Figure scripts:

-=-=-=-=-

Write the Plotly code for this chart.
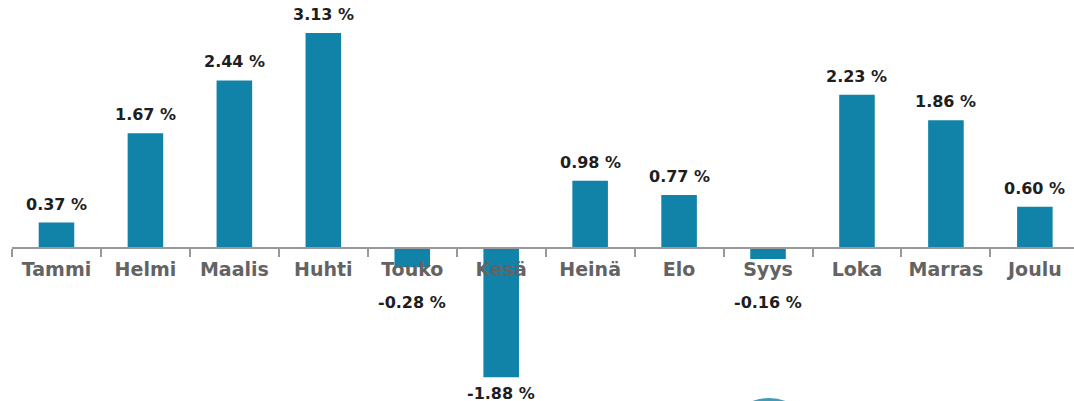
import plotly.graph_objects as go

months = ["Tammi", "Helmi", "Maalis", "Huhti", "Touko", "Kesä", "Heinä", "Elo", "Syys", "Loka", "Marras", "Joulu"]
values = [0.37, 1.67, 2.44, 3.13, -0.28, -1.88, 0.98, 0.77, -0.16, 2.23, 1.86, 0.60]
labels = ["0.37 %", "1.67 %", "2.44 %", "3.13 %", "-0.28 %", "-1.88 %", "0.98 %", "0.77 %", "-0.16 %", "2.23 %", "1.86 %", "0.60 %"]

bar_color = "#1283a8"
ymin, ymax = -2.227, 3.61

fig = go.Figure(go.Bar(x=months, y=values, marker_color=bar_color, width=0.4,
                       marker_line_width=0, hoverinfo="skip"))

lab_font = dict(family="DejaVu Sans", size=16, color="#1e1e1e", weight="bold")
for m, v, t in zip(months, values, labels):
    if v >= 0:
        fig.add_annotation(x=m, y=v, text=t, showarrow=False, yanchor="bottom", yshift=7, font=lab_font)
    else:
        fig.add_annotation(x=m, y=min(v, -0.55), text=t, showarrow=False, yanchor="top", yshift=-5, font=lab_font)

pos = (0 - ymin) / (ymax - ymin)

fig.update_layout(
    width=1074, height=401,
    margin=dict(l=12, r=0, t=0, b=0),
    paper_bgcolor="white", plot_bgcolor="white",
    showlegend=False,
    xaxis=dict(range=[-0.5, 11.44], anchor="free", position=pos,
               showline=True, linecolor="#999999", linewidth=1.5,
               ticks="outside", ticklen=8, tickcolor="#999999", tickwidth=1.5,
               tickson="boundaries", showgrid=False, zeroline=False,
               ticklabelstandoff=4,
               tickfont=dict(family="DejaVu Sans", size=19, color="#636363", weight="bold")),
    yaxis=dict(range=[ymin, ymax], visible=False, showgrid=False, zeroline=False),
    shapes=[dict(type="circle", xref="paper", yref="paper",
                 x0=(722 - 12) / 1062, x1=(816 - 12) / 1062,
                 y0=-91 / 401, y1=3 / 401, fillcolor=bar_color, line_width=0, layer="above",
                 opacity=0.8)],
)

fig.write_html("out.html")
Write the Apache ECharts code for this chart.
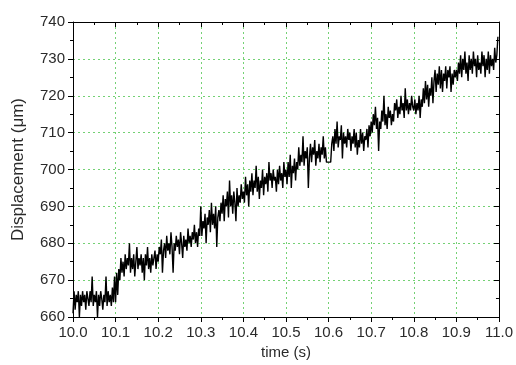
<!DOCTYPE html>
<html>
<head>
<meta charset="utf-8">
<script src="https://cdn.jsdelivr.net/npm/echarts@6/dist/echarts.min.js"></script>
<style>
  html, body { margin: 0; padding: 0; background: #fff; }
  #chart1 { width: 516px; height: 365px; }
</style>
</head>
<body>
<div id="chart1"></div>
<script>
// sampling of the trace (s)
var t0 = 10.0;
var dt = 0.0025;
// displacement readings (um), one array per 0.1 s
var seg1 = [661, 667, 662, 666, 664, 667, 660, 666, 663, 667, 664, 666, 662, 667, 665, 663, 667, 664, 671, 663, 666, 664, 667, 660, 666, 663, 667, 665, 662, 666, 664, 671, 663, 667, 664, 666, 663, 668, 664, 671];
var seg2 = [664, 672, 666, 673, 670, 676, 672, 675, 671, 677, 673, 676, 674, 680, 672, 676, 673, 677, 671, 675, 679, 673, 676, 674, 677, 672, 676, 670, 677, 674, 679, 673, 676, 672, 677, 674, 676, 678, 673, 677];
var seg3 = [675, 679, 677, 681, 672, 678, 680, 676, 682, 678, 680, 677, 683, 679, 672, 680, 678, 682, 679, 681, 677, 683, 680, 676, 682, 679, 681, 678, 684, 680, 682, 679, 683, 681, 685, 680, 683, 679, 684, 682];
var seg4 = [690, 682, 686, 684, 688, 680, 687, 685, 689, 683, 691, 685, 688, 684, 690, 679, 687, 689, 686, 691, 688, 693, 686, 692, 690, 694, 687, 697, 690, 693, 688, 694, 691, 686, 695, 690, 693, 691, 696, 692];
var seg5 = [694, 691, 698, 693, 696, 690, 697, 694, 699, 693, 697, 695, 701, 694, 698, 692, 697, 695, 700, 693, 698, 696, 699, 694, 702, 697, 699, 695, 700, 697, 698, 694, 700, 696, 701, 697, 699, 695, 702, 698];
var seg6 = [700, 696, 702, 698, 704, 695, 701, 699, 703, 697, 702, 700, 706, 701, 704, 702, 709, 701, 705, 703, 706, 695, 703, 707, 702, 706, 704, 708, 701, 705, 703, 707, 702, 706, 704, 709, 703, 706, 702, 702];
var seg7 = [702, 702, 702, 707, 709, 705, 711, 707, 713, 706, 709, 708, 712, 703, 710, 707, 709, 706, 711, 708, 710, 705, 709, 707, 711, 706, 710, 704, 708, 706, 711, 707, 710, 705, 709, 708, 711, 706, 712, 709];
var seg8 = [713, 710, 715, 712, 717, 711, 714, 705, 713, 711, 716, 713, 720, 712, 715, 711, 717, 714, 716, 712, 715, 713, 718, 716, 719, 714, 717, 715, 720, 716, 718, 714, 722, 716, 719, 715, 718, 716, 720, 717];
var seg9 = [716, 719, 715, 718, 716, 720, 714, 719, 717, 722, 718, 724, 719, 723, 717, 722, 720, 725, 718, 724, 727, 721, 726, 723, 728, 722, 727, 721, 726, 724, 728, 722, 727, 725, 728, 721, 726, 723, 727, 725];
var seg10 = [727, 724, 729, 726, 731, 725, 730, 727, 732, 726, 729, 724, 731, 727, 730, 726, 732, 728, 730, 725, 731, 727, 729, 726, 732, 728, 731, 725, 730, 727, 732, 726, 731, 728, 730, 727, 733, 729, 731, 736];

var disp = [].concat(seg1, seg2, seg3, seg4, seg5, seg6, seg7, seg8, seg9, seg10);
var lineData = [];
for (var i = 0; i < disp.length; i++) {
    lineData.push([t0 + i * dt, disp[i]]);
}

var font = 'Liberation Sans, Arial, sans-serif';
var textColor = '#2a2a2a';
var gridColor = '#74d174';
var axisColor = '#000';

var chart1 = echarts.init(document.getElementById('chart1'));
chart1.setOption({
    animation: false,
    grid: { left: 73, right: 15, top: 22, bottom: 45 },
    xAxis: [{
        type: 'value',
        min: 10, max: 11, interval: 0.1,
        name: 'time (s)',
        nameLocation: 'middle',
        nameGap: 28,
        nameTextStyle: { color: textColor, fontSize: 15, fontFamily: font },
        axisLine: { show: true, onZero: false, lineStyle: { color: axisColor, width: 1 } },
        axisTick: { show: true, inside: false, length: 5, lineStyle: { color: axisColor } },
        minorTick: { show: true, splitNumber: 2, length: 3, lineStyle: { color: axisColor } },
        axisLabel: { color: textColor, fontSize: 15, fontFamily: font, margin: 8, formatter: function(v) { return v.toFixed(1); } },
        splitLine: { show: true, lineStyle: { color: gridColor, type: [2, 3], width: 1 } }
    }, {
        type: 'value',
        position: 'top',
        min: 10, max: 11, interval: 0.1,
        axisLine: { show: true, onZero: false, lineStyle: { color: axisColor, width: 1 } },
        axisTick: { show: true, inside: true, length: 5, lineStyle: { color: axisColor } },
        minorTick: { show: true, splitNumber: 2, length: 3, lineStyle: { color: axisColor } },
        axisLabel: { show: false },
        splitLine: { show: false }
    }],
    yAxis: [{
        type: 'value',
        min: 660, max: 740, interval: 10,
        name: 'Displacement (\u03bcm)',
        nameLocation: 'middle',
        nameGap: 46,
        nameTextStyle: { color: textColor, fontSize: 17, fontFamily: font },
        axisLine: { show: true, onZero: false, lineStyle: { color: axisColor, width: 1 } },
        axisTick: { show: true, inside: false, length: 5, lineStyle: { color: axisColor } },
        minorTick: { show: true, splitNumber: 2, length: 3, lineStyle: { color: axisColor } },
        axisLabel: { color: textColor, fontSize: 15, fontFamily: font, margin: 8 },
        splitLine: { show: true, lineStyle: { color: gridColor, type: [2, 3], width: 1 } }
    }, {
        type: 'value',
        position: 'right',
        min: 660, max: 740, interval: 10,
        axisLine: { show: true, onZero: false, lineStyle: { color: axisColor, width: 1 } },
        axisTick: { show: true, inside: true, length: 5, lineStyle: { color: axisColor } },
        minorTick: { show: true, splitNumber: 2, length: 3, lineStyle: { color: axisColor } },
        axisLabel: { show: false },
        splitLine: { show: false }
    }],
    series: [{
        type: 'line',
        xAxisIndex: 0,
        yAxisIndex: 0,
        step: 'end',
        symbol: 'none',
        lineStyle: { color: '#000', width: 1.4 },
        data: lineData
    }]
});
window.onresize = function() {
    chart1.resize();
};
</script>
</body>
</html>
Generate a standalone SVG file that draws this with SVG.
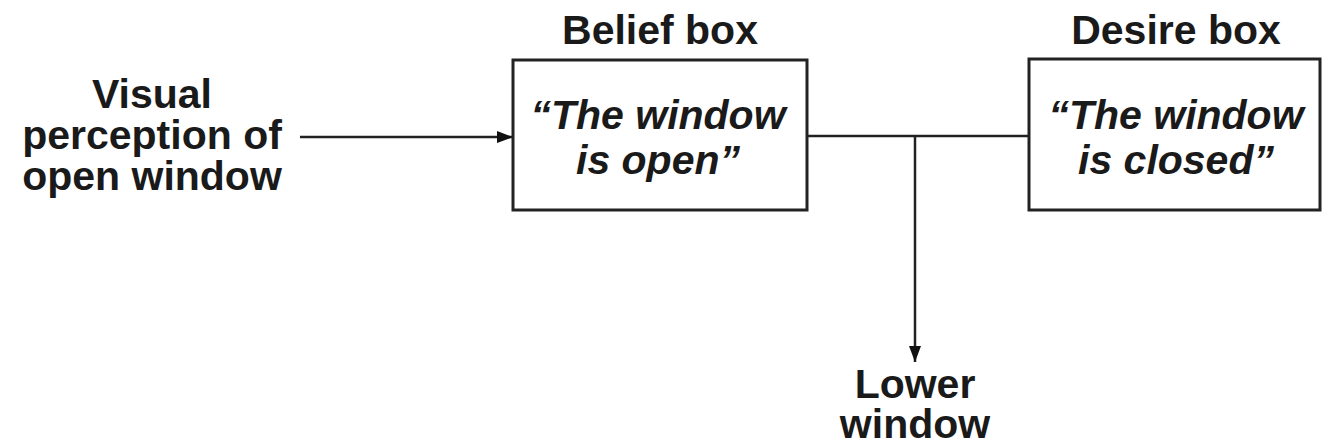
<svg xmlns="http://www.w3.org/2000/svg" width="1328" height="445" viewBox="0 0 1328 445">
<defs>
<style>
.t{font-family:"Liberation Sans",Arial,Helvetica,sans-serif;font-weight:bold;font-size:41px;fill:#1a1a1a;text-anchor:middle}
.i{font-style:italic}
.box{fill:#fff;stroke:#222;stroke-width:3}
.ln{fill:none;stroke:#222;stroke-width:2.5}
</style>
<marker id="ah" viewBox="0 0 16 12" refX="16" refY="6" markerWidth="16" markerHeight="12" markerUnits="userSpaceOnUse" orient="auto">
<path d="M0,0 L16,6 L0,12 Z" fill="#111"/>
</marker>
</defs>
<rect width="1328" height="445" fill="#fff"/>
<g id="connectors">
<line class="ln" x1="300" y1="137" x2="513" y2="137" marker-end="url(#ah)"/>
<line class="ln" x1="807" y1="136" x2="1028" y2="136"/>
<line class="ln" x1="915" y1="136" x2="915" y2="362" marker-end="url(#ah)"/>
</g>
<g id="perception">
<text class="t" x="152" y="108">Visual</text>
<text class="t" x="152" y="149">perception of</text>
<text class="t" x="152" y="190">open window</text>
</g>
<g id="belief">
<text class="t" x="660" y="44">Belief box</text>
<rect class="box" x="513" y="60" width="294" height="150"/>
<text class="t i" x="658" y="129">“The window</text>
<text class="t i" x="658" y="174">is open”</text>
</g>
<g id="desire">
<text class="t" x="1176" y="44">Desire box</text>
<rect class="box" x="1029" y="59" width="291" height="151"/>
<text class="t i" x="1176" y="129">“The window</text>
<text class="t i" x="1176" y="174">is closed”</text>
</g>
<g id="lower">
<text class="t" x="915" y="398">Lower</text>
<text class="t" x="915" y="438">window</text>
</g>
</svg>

-=-=-=-=-

## Exercise task
Search the lines for the string "code" and copy every line that has it.

## Correct answer
Write the Plotly code for this chart.
Write the Apache ECharts code for this chart.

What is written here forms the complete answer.